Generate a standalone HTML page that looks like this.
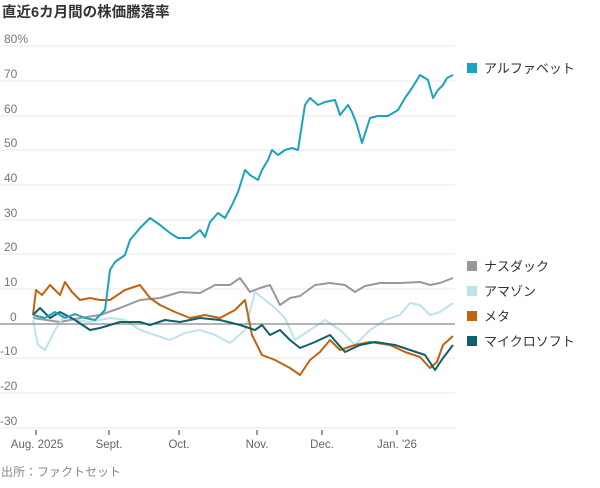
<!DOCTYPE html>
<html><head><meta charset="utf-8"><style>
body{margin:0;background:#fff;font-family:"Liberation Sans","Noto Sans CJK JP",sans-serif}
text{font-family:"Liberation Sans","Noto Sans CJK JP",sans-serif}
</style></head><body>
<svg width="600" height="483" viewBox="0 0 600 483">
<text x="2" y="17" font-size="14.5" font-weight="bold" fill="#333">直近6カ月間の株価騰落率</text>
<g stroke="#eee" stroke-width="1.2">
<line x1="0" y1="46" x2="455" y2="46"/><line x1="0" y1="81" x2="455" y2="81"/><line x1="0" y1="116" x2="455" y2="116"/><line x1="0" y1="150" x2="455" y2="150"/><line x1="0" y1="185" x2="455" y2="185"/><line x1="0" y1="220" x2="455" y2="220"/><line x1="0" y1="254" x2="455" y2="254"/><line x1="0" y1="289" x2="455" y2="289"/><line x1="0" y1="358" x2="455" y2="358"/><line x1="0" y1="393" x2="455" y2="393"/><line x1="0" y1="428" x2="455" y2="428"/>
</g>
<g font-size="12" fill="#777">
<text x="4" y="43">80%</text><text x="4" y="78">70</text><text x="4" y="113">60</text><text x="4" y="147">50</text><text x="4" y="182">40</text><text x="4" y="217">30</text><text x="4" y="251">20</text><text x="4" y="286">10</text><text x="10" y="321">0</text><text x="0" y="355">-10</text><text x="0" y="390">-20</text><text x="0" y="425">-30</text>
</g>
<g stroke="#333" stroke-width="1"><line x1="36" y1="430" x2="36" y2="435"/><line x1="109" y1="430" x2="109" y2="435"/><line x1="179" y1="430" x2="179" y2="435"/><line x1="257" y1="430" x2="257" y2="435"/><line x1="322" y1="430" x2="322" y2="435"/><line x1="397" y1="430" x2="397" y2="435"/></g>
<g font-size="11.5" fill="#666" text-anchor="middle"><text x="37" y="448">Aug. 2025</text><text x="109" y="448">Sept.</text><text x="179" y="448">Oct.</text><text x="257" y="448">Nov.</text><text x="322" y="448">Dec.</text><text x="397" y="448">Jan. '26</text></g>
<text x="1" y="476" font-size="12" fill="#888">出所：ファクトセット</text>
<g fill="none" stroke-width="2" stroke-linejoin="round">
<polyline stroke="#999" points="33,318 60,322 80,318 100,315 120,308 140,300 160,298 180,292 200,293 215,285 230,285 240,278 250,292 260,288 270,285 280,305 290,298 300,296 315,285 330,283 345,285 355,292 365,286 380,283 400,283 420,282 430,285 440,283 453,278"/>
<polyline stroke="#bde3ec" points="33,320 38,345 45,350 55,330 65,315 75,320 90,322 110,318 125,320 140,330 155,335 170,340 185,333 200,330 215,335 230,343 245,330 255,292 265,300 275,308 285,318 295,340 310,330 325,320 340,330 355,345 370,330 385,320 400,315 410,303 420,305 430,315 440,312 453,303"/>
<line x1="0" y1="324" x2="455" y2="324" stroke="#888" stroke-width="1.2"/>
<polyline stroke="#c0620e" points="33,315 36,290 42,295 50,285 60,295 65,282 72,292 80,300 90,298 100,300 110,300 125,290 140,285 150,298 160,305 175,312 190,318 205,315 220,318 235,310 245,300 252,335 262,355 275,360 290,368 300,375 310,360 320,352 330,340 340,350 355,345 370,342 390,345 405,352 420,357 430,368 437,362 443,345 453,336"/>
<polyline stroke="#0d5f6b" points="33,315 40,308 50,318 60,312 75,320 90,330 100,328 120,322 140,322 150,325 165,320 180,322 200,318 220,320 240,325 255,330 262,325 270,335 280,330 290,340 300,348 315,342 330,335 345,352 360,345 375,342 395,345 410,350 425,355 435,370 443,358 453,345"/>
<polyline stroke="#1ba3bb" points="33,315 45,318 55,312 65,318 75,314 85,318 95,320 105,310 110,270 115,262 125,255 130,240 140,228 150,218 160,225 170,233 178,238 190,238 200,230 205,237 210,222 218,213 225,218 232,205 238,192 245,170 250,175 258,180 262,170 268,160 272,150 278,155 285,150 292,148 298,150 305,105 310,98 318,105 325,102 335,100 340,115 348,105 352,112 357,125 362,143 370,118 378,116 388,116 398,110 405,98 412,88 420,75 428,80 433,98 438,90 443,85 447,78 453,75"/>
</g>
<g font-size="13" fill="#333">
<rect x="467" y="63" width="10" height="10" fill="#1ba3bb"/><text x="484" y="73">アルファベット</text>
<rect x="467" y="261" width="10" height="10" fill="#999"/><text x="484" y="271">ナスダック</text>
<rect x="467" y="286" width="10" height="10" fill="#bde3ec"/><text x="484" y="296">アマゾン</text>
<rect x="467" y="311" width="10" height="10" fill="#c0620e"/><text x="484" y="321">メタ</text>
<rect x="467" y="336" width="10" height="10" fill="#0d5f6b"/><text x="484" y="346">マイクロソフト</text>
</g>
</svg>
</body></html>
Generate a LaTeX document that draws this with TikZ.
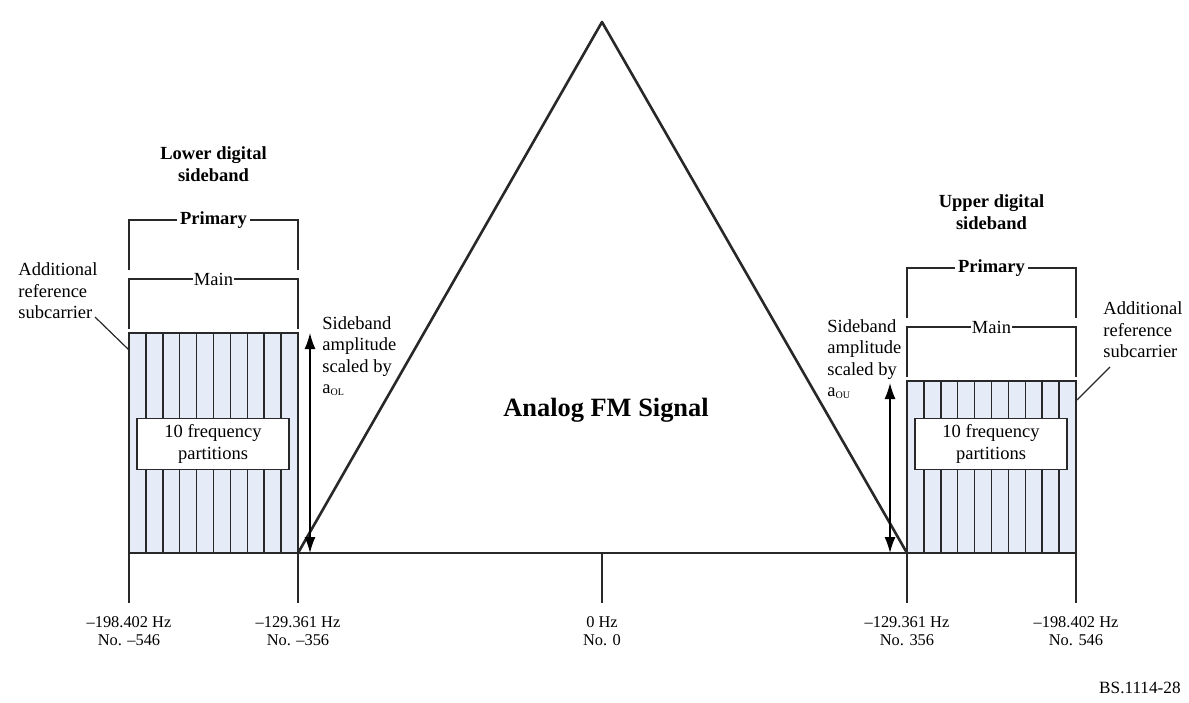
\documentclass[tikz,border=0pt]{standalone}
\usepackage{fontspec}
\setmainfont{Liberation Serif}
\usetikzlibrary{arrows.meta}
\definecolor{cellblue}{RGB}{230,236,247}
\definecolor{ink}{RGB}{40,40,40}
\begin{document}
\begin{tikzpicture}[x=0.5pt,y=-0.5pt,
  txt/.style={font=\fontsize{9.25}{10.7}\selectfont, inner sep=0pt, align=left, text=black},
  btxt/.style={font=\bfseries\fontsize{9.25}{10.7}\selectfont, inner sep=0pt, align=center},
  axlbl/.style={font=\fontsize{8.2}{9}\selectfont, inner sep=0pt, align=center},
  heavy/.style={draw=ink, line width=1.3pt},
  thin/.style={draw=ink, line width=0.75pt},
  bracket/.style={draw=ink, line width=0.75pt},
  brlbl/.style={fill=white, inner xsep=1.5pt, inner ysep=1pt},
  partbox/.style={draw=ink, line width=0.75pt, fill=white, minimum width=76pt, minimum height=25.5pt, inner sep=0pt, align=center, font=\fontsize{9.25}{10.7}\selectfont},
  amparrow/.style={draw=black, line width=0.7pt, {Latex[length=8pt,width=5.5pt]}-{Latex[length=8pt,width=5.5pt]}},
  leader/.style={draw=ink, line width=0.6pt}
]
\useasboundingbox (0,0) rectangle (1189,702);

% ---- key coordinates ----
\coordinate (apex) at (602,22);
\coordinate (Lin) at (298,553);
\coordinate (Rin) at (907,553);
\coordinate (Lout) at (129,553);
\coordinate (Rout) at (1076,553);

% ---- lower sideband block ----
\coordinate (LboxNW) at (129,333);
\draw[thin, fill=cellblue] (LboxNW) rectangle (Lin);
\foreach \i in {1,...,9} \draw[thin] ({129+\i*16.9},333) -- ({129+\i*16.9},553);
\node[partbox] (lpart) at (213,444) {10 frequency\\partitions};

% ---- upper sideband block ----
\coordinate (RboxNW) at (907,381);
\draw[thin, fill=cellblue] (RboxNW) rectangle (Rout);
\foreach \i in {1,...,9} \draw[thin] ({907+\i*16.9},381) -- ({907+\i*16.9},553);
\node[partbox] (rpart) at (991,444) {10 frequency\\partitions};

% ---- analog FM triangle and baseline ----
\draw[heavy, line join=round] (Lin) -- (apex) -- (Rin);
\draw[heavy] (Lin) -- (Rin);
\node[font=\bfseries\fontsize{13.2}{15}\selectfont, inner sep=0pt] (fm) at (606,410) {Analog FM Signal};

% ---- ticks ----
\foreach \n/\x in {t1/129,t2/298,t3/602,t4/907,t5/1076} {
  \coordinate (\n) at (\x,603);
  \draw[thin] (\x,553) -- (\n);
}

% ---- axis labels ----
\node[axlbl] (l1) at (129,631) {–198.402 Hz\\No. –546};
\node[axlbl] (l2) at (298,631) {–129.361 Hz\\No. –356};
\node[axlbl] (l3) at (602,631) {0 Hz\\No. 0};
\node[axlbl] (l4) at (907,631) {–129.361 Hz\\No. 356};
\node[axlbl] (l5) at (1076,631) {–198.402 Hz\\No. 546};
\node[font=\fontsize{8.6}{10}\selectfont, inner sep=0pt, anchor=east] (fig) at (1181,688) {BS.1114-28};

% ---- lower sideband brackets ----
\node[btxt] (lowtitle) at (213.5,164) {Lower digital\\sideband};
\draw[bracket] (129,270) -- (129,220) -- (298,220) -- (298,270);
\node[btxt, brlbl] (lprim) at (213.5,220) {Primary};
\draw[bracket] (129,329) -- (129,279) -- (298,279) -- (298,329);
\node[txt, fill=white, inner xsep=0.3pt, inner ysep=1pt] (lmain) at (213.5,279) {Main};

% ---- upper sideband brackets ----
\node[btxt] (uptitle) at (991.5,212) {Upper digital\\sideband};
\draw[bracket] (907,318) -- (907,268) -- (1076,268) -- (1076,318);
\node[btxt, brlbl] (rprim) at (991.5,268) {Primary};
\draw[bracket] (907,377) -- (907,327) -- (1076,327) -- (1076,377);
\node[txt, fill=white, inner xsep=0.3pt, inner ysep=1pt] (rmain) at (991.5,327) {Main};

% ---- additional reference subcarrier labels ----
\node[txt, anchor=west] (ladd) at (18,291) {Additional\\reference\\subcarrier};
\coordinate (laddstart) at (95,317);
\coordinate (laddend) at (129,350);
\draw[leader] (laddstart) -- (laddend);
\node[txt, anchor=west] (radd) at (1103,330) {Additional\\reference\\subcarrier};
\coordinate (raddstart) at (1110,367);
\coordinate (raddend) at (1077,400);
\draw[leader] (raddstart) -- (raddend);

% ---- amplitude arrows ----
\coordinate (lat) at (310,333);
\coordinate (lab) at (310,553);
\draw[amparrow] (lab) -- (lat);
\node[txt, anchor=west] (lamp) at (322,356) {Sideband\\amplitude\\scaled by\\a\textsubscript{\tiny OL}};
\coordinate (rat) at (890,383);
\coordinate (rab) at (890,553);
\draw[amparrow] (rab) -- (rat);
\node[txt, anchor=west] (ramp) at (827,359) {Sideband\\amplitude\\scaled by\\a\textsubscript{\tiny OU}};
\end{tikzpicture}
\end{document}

#### TASK DIRECTIONS:
Print exactly what appears from the line holding "Generate a LaTeX" down to the line holding "(Rout) at (1076,553);", both ends kept, leaving out the pictures.

#### RESULT OF THIS TASK:
Generate a LaTeX document that draws this with TikZ.
\documentclass[tikz,border=0pt]{standalone}
\usepackage{fontspec}
\setmainfont{Liberation Serif}
\usetikzlibrary{arrows.meta}
\definecolor{cellblue}{RGB}{230,236,247}
\definecolor{ink}{RGB}{40,40,40}
\begin{document}
\begin{tikzpicture}[x=0.5pt,y=-0.5pt,
  txt/.style={font=\fontsize{9.25}{10.7}\selectfont, inner sep=0pt, align=left, text=black},
  btxt/.style={font=\bfseries\fontsize{9.25}{10.7}\selectfont, inner sep=0pt, align=center},
  axlbl/.style={font=\fontsize{8.2}{9}\selectfont, inner sep=0pt, align=center},
  heavy/.style={draw=ink, line width=1.3pt},
  thin/.style={draw=ink, line width=0.75pt},
  bracket/.style={draw=ink, line width=0.75pt},
  brlbl/.style={fill=white, inner xsep=1.5pt, inner ysep=1pt},
  partbox/.style={draw=ink, line width=0.75pt, fill=white, minimum width=76pt, minimum height=25.5pt, inner sep=0pt, align=center, font=\fontsize{9.25}{10.7}\selectfont},
  amparrow/.style={draw=black, line width=0.7pt, {Latex[length=8pt,width=5.5pt]}-{Latex[length=8pt,width=5.5pt]}},
  leader/.style={draw=ink, line width=0.6pt}
]
\useasboundingbox (0,0) rectangle (1189,702);

% ---- key coordinates ----
\coordinate (apex) at (602,22);
\coordinate (Lin) at (298,553);
\coordinate (Rin) at (907,553);
\coordinate (Lout) at (129,553);
\coordinate (Rout) at (1076,553);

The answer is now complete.